Print nothing but the lines from the start of the listing below through the line that contains "const g=document.createElementNS(ns,'g');". Do not include the pictures.
• • • • •
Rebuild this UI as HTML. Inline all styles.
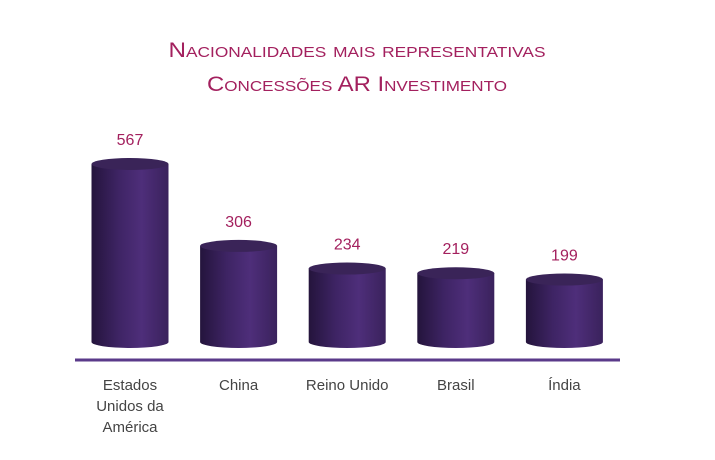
<!DOCTYPE html>
<html><head><meta charset="utf-8"><style>
body{margin:0;background:#fff}
svg{display:block;font-family:"Liberation Sans",sans-serif}
</style></head><body>
<svg width="715" height="460">
<defs>
<linearGradient id="body" x1="0" x2="1" y1="0" y2="0">
<stop offset="0" stop-color="#24143c"/><stop offset="0.35" stop-color="#3e2464"/>
<stop offset="0.65" stop-color="#4e2e7a"/><stop offset="1" stop-color="#3a225c"/>
</linearGradient>
</defs>
<g fill="#a3205e" font-size="21" style="font-variant:small-caps" text-anchor="middle">
<text x="357" y="57" textLength="377" lengthAdjust="spacingAndGlyphs">Nacionalidades mais representativas</text>
<text x="357" y="91" textLength="300" lengthAdjust="spacingAndGlyphs">Concessões AR Investimento</text>
</g>
<g id="bars"></g>
<line x1="75" x2="620" y1="360" y2="360" stroke="#5a3a8a" stroke-width="3"/>
<g id="labels" font-size="15" fill="#444" text-anchor="middle"></g>
<script>
const categories=[["Estados","Unidos da","América"],["China"],["Reino Unido"],["Brasil"],["Índia"]];
const values=[567,306,234,219,199];
const base=342, scale=(342-164)/567, x0=130, step=108.6, w=77, ry=6;
const ns="http://www.w3.org/2000/svg";
const bars=document.getElementById('bars'), labels=document.getElementById('labels');
function xPos(i){return x0+i*step;}
function yPos(v){return base-v*scale;}
values.forEach((v,i)=>{
  const cx=xPos(i), top=yPos(v);
  const g=document.createElementNS(ns,'g');
  
  
  const p=document.createElementNS(ns,'path');
  p.setAttribute('d',`M${cx-w/2},${top} L${cx-w/2},${base} A${w/2},${ry} 0 0 0 ${cx+w/2},${base} L${cx+w/2},${top} Z`);
  p.setAttribute('fill','url(#body)');
  g.appendChild(p);
  const e=document.createElementNS(ns,'ellipse');
  e.setAttribute('cx',cx);e.setAttribute('cy',top);e.setAttribute('rx',w/2);e.setAttribute('ry',ry);
  e.setAttribute('fill','#3a2458');
  g.appendChild(e);
  bars.appendChild(g);
  const t=document.createElementNS(ns,'text');
  
  
  t.setAttribute('x',cx);t.setAttribute('y',top-19);
  t.setAttribute('text-anchor','middle');t.setAttribute('font-size','16');t.setAttribute('fill','#a3205e');
  t.textContent=v;
  bars.appendChild(t);
  categories[i].forEach((line,j)=>{
    const c=document.createElementNS(ns,'text');
    
    
    c.setAttribute('x',cx);c.setAttribute('y',390+j*21);
    c.textContent=line;
    labels.appendChild(c);
  });
});
</script>
</svg>
</body></html>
• • • • •
> _WRITTEN SOLUTION_:
Rebuild this UI as HTML. Inline all styles.
<!DOCTYPE html>
<html><head><meta charset="utf-8"><style>
body{margin:0;background:#fff}
svg{display:block;font-family:"Liberation Sans",sans-serif}
</style></head><body>
<svg width="715" height="460">
<defs>
<linearGradient id="body" x1="0" x2="1" y1="0" y2="0">
<stop offset="0" stop-color="#24143c"/><stop offset="0.35" stop-color="#3e2464"/>
<stop offset="0.65" stop-color="#4e2e7a"/><stop offset="1" stop-color="#3a225c"/>
</linearGradient>
</defs>
<g fill="#a3205e" font-size="21" style="font-variant:small-caps" text-anchor="middle">
<text x="357" y="57" textLength="377" lengthAdjust="spacingAndGlyphs">Nacionalidades mais representativas</text>
<text x="357" y="91" textLength="300" lengthAdjust="spacingAndGlyphs">Concessões AR Investimento</text>
</g>
<g id="bars"></g>
<line x1="75" x2="620" y1="360" y2="360" stroke="#5a3a8a" stroke-width="3"/>
<g id="labels" font-size="15" fill="#444" text-anchor="middle"></g>
<script>
const categories=[["Estados","Unidos da","América"],["China"],["Reino Unido"],["Brasil"],["Índia"]];
const values=[567,306,234,219,199];
const base=342, scale=(342-164)/567, x0=130, step=108.6, w=77, ry=6;
const ns="http://www.w3.org/2000/svg";
const bars=document.getElementById('bars'), labels=document.getElementById('labels');
function xPos(i){return x0+i*step;}
function yPos(v){return base-v*scale;}
values.forEach((v,i)=>{
  const cx=xPos(i), top=yPos(v);
  const g=document.createElementNS(ns,'g');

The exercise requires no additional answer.